Activities at Carpenters. Photo: author
As Jasmin and Sam are at pains to emphasise, many groups have supported the mothers throughout. But where Focus E15 shines a light is not only on a vital social problem, but on a path out of the apathy and political opportunism that seem to surround us today.
Their campaign follows a familiar narrative: as Jasmin puts it, “London is for the rich and we’re all going to be pushed out to the outskirts of the country.” Yet these young women – the type of women that governments so often seem able to forget – have not only asserted a formidable political voice, but moved beyond campaigning for their own predicament towards a wider political movement.
“These days, no one acts up on something until it happens to them, that’s what it was like with us,” Sam admits. “At the beginning we were blind to what was happening, but now – even if we were to be given a permanent council house and ten million pounds, we’d still carry on.

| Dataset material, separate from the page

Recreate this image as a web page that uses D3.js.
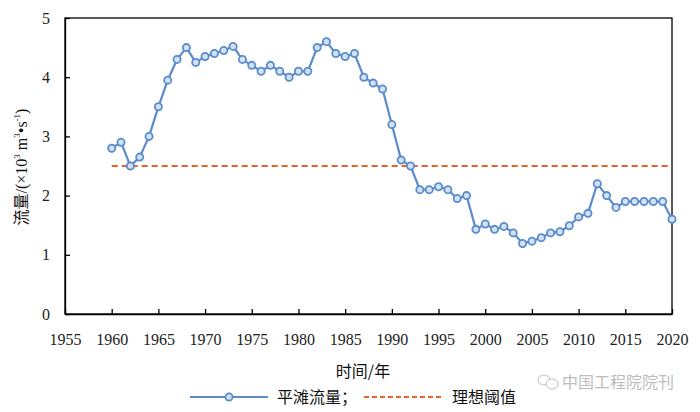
<!DOCTYPE html>
<html>
<head>
<meta charset="utf-8">
<script src="https://cdn.jsdelivr.net/npm/d3@7/dist/d3.min.js"></script>
<style>
body{margin:0;background:#fff;}
svg{display:block;}
</style>
</head>
<body>
<svg id="chart" width="700" height="412" font-family="Liberation Serif"></svg>
<script>
const years = d3.range(1960, 2021);
const flow = [2.8, 2.9, 2.5, 2.65, 3.0, 3.5, 3.95, 4.3, 4.5, 4.25,
              4.35, 4.4, 4.45, 4.52, 4.3, 4.2, 4.1, 4.2, 4.1, 4.0,
              4.1, 4.1, 4.5, 4.6, 4.4, 4.35, 4.4, 4.0, 3.9, 3.8,
              3.2, 2.6, 2.5, 2.1, 2.1, 2.15, 2.1, 1.95, 2.0, 1.43,
              1.52, 1.43, 1.48, 1.37, 1.19, 1.23, 1.29, 1.37, 1.39, 1.49,
              1.64, 1.7, 2.2, 2.0, 1.8, 1.9, 1.9, 1.9, 1.9, 1.9, 1.6];
const threshold = 2.5;
const xTicks = d3.range(1955, 2021, 5);
const yTicks = [0, 1, 2, 3, 4, 5];
const seriesNames = ["平滩流量；", "理想阈值"];

const SERIF = "Liberation Serif";
const CJK = "Noto Sans CJK SC";

const svg = d3.select("#chart");
const L = 65, R = 672, T = 18, B = 314;
const x = d3.scaleLinear().domain([1955, 2020]).range([L, R]);
const y = d3.scaleLinear().domain([0, 5]).range([B, T]);
const blue = "#5a8ccc", orange = "#e8622a";

// frame
svg.append("rect").attr("x", L).attr("y", T).attr("width", R - L).attr("height", B - T)
  .attr("fill", "none").attr("stroke", "#000").attr("stroke-width", 1.3);

// axes
const xAxis = svg.append("g").attr("transform", `translate(0,${B})`)
  .call(d3.axisBottom(x).tickValues(xTicks).tickFormat(d3.format("d")).tickSizeInner(-5).tickSizeOuter(0).tickPadding(20));
const yAxis = svg.append("g").attr("transform", `translate(${L},0)`)
  .call(d3.axisLeft(y).tickValues(yTicks).tickFormat(d3.format("d")).tickSizeInner(-5).tickSizeOuter(0).tickPadding(15));
[xAxis, yAxis].forEach(g => {
  g.attr("font-family", SERIF).attr("font-size", 16);
  g.select(".domain").attr("stroke", "#000").attr("stroke-width", 1.3);
  g.selectAll(".tick line").attr("stroke", "#000").attr("stroke-width", 1.3);
  g.selectAll(".tick text").attr("font-family", SERIF).attr("font-size", 16)
    .style("font-family", SERIF).attr("fill", "#222");
});

// threshold line
svg.append("line").attr("x1", x(1960)).attr("x2", x(2020))
  .attr("y1", y(threshold)).attr("y2", y(threshold))
  .attr("stroke", orange).attr("stroke-width", 2).attr("stroke-dasharray", "6,4");

// series
const data = years.map((yr, i) => ({yr, v: flow[i]}));
svg.append("path").datum(data)
  .attr("d", d3.line().x(d => x(d.yr)).y(d => y(d.v)))
  .attr("fill", "none").attr("stroke", blue).attr("stroke-width", 2.2);
svg.append("g").selectAll("circle").data(data).join("circle")
  .attr("cx", d => x(d.yr)).attr("cy", d => y(d.v)).attr("r", 3.6)
  .attr("fill", "#d3e1f3").attr("stroke", blue).attr("stroke-width", 1.8);

// axis titles
svg.append("text").attr("x", 363).attr("y", 377).attr("text-anchor", "middle")
  .attr("font-size", 16).attr("fill", "#111").attr("font-family", CJK).text("时间/年");
svg.append("text").attr("transform", "translate(27,167) rotate(-90)")
  .attr("text-anchor", "middle").attr("font-size", 16).attr("fill", "#111")
  .attr("font-family", SERIF)
  .call(t => {
    t.append("tspan").attr("font-family", CJK).text("流量");
    t.append("tspan").text("/(×10");
    t.append("tspan").attr("font-size", 9).attr("dy", -7).text("3");
    t.append("tspan").attr("dy", 7).text(" m");
    t.append("tspan").attr("font-size", 9).attr("dy", -7).text("3");
    t.append("tspan").attr("dy", 7).text("•s");
    t.append("tspan").attr("font-size", 9).attr("dy", -7).text("-1");
    t.append("tspan").attr("dy", 7).text(")");
  });

// legend
const ly = 397;
svg.append("line").attr("x1", 190).attr("x2", 268).attr("y1", ly).attr("y2", ly)
  .attr("stroke", blue).attr("stroke-width", 2.2);
svg.append("circle").attr("cx", 229).attr("cy", ly).attr("r", 3.6)
  .attr("fill", "#d3e1f3").attr("stroke", blue).attr("stroke-width", 1.8);
svg.append("text").attr("x", 277).attr("y", ly + 6).attr("font-size", 16).attr("fill", "#111")
  .attr("font-family", CJK).text(seriesNames[0]);
svg.append("line").attr("x1", 364).attr("x2", 441).attr("y1", ly).attr("y2", ly)
  .attr("stroke", orange).attr("stroke-width", 2).attr("stroke-dasharray", "5,3");
svg.append("text").attr("x", 452).attr("y", ly + 6).attr("font-size", 16).attr("fill", "#111")
  .attr("font-family", CJK).text(seriesNames[1]);

// watermark
const wm = svg.append("g").attr("opacity", 0.55);
wm.append("ellipse").attr("cx", 544).attr("cy", 380).attr("rx", 6).attr("ry", 5)
  .attr("fill", "none").attr("stroke", "#888").attr("stroke-width", 1);
wm.append("ellipse").attr("cx", 552).attr("cy", 384).attr("rx", 6).attr("ry", 5)
  .attr("fill", "#fff").attr("stroke", "#888").attr("stroke-width", 1);
wm.append("text").attr("x", 562).attr("y", 388).attr("font-size", 16).attr("fill", "#888")
  .attr("font-family", CJK).text("中国工程院院刊");
</script>
</body>
</html>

There are so many people whose voices need to be expressed and if they can’t do it, we’ll help them.”
“Solidarity is the way forward,” agrees Jasmin. “If one person is shouting at the top of their lungs, they’re not going to get heard. If ten thousand people are shouting at the top of their lungs, something has got to be done.”
And for the future? Both women would like to find work once their children are old enough – Jasmin in childcare, Sam in graphic design – although right now, both think of the campaign as their full-time job. There is the clear sense that whilst they are happy to be leaving on their own terms, everyone involved in the Carpenters Open House is sad that it’s coming to an end. “We’ve made so many friends on this estate,” says Sam, “our greatest support has been from the community here – we’ve even had some people say they don’t want us to go and ask us to set up tents outside! But we’ll still do our street stall from 12 till 2 every Saturday.”
Our interview is on a Saturday and as we’re wrapping up, Jasmin anxiously looks at the time – “we have to get to our stall!” They gulp down their tea, and head out of Carpenters to continue the fight.